Royaume-Uni: le sexisme à Westminster mis en lumière par un article de tabloïd misogyne

La numéro deux de l’opposition travailliste est accusée de « distraire » Boris Johnson, assis en face d’elle, pendant les débats parlementaires en croisant et décroisant les jambes. Le tabloïd Mail on Sunday reprend dans un article publié dimanche les déclarations d’un député conservateur non cité. Depuis dimanche, c’est une tempête politique. Le rédacteur en chef du Mail on Sunday a été convoqué par le président de la Chambre des communes.

 

« No, Mr. Speaker » a répondu Matt Dillon, le rédacteur en chef du Mail on Sunday, en Une de son tabloïd, à la démarche très rare du président de la Chambre des communes. Matt Dillon et l’auteur de l'article, Glen Owen, avaient d’abord accepté de venir discuter avec Sir Lindsay Hoyle pour revenir sur la polémique. Mais ils ont ensuite estimé qu’avec ses différentes prises de parole, le président des Communes avait déjà formé son jugement. C’est vrai que Lindsay s’exprime depuis dimanche pour dénoncer la publication de l’article sur Boris Johnson. Ils ont finalement « respectueusement » décliné l’invitation, au nom de la liberté de la presse.

Cela a fait partie du débat qui a agité le Royaume-Uni.

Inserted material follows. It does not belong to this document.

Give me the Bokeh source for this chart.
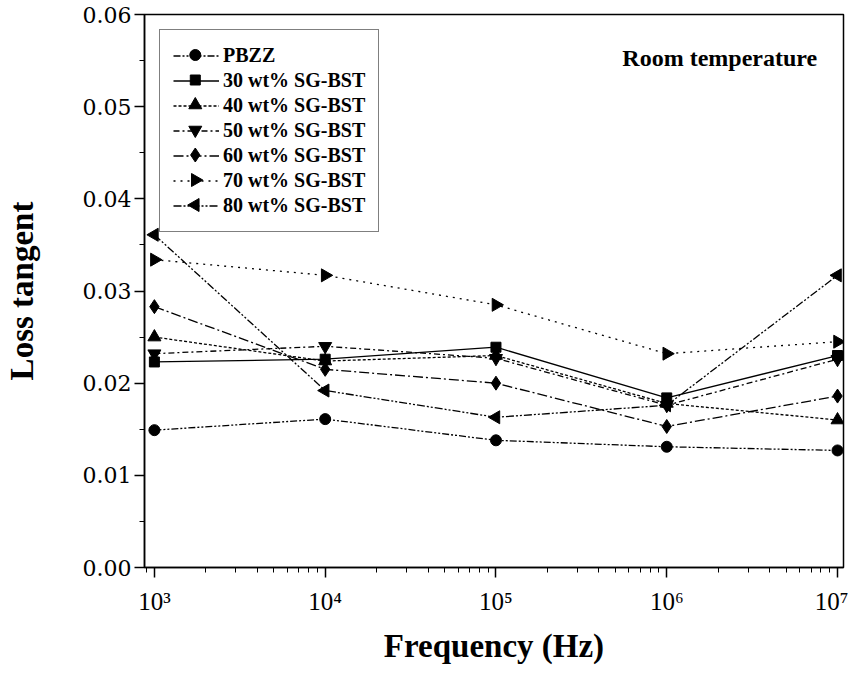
import numpy as np
from bokeh.plotting import figure
from bokeh.models import (Range1d, SingleIntervalTicker, NumeralTickFormatter,
                          Legend, LegendItem, Label, LogTicker, LinearScale)
from bokeh.embed import file_html
from bokeh.resources import INLINE

freq = [1e3, 1e4, 1e5, 1e6, 1e7]
labels = ["PBZZ", "30 wt% SG-BST", "40 wt% SG-BST", "50 wt% SG-BST",
          "60 wt% SG-BST", "70 wt% SG-BST", "80 wt% SG-BST"]
pbzz = [0.0149, 0.0161, 0.0138, 0.0131, 0.0127]
bst30 = [0.0223, 0.0226, 0.0239, 0.0184, 0.0230]
bst40 = [0.0250, 0.0224, 0.0230, 0.0178, 0.0160]
bst50 = [0.0232, 0.0240, 0.0227, 0.0176, 0.0226]
bst60 = [0.0283, 0.0215, 0.0200, 0.0153, 0.0186]
bst70 = [0.0334, 0.0317, 0.0285, 0.0232, 0.0245]
bst80 = [0.0361, 0.0192, 0.0163, 0.0176, 0.0317]
series = [pbzz, bst30, bst40, bst50, bst60, bst70, bst80]
x_ticks = [1e3, 1e4, 1e5, 1e6, 1e7]
x_tick_labels = ["10³", "10⁴", "10⁵", "10⁶", "10⁷"]

markers = ["circle", "square", "triangle", "inverted_triangle", "diamond", "triangle", "triangle"]
angles = [0, 0, 0, 0, 0, -np.pi / 2, np.pi / 2]
sizes = [11, 10, 13, 13, 14, 13, 13]
dashes = ["7 2 2 2 2 2", "solid", "3 2", "6 3 2 3", "10 3 2 3", "2 5", "8 2 2 2 2 2"]

W, H = 848, 666
BL, BR, BT, BB = 141, 5, 14, 99
FW, FH = W - BL - BR, H - BT - BB

p = figure(width=W, height=H, x_axis_type="log", output_backend="svg", toolbar_location=None,
           x_range=Range1d(10 ** 2.942, 10 ** 7.035), y_range=Range1d(0, 0.06),
           min_border_left=BL, min_border_right=BR, min_border_top=BT, min_border_bottom=BB)
p.extra_x_ranges = {"px": Range1d(0, FW)}
p.extra_y_ranges = {"py": Range1d(0, FH)}
p.extra_x_scales = {"px": LinearScale()}
p.extra_y_scales = {"py": LinearScale()}
p.grid.visible = False
p.outline_line_color = "black"
p.outline_line_width = 1.5
p.background_fill_color = "white"
p.border_fill_color = "white"

# legend layout (screen px)
LEG_MARGIN, LEG_PAD, GLYPH_W, ITEM_H = 15, 13, 46, 25

items = []
for lab, ys, m, a, s, d in zip(labels, series, markers, angles, sizes, dashes):
    r1 = p.line(freq, ys, line_color="black", line_width=1.3, line_dash=d)
    p.scatter(freq, ys, marker=m, angle=a, size=s, fill_color="black", line_color="black")
    items.append(LegendItem(label=lab, renderers=[r1]))

leg = Legend(items=items, location="top_left", margin=LEG_MARGIN, padding=LEG_PAD, spacing=0,
             glyph_width=GLYPH_W, glyph_height=ITEM_H, label_height=ITEM_H, label_standoff=4,
             label_text_font="Liberation Serif", label_text_font_style="bold",
             label_text_font_size="20px", label_text_color="black",
             border_line_color="black", border_line_width=1.5,
             background_fill_alpha=0.0)
p.add_layout(leg)

# legend sample markers, placed at the legend glyph centres
n = len(labels)
leg_x = [LEG_MARGIN + LEG_PAD + GLYPH_W / 2] * n
leg_y = [FH - (LEG_MARGIN + LEG_PAD + ITEM_H * (i + 0.5)) for i in range(n)]
for i in range(n):
    p.scatter([leg_x[i]], [leg_y[i]], marker=markers[i], angle=angles[i], size=sizes[i],
              fill_color="black", line_color="black", x_range_name="px", y_range_name="py")

p.xaxis.ticker = LogTicker(desired_num_ticks=5, num_minor_ticks=10)
p.xaxis.major_label_overrides = {t: l for t, l in zip(x_ticks, x_tick_labels)}
p.xaxis.major_label_text_font = "Liberation Serif"
p.xaxis.major_label_text_font_size = "25px"
p.xaxis.major_label_text_line_height = 1.0
p.xaxis.major_label_standoff = 10
p.xaxis.axis_label = "Frequency (Hz)"
p.xaxis.axis_label_text_font = "Liberation Serif"
p.xaxis.axis_label_text_font_style = "bold"
p.xaxis.axis_label_text_font_size = "33px"
p.xaxis.axis_label_text_line_height = 1.0
p.xaxis.axis_label_standoff = 10

p.yaxis.ticker = SingleIntervalTicker(interval=0.01, num_minor_ticks=2)
p.yaxis.formatter = NumeralTickFormatter(format="0.00")
p.yaxis.major_label_text_font = "DejaVu Serif"
p.yaxis.major_label_text_font_size = "22px"
p.yaxis.major_label_standoff = 3
p.yaxis.axis_label = "Loss tangent"
p.yaxis.axis_label_text_font = "Liberation Serif"
p.yaxis.axis_label_text_font_style = "bold"
p.yaxis.axis_label_text_font_size = "33px"
p.yaxis.axis_label_standoff = 40

for ax in (p.xaxis[0], p.yaxis[0]):
    ax.axis_line_width = 1.5
    ax.major_tick_line_width = 1.5
    ax.major_tick_out = 10
    ax.major_tick_in = 0
    ax.minor_tick_out = 5
    ax.minor_tick_in = 0
    ax.major_label_text_color = "black"
    ax.axis_label_text_color = "black"

p.add_layout(Label(x=10 ** 5.74, y=0.0553, text="Room temperature", text_font="Liberation Serif",
                   text_font_style="bold", text_font_size="24px", text_color="black",
                   text_baseline="alphabetic", text_align="left"))

open("out.html", "w").write(file_html(p, INLINE))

Est-ce que le journaliste est responsable de rapporter des propos qui lui ont été tenus ? Est-ce que le Parlement a son mot à dire sur les choix éditoriaux, par exemple les photos, d’un journal, quand même de mauvais goût ? Le Mail, habitué des potins potaches et des photos de femmes dénudées, a tout de même rappelé qu’il condamnait le sexisme et la misogynie.

Libération de la parole des femmes politiques

Cette « histoire » a permis de mettre en lumière le sexisme à Westminster. Depuis la parution de l’article, plusieurs élues ont corroboré les propos tenus par le député Tory non identifié. À savoir, qu’une députée utiliserait son corps pour distraire ses opposants politiques et pour compenser son manque d’éloquence.

Beaucoup de femmes politiques ont également pris la parole dans les médias pour expliquer que, elles aussi, choisissaient leurs tenues en fonction de ce que pourraient en dire leurs confrères : pas de jupes trop courtes, pas de chemisiers trop légers, pas de décolletés trop plongeants. La députée Harriet Harman, qui est l’élue UE ayant siégé en continu depuis le plus longtemps, juge d’ailleurs que la situation pour les femmes au Parlement a empiré depuis son élection en 1982… Elles ne représentent d’ailleurs qu’un tiers des élues à la Chambre basse – un tout petit peu au-dessus de la moyenne de l’OCDE et dans la lignée des pays de l’Union européenne.

70 plaintes depuis 2018

Oui, le Parlement britannique a même eu son propre mouvement, « Pestminster ». C’était en 2018, depuis, une commission de surveillance et de plaintes a été mise en place. Et ça va au-delà d’une ambiance potache. La Commission a reçu déjà 70 plaintes, qui visent 56 députés… dont trois membres du gouvernement et deux porte-paroles de l’opposition. Des plaintes pour harcèlement sexuel et comportement inapproprié, des plaintes de la part d’élu.e.s et d’assistants parlementaires.

Le président de la Chambre, Lindsay Hoyle, s’est dit affolé par le nombre de députés visés et promet de lancer une enquête sur les conditions de travail au sein du Parlement.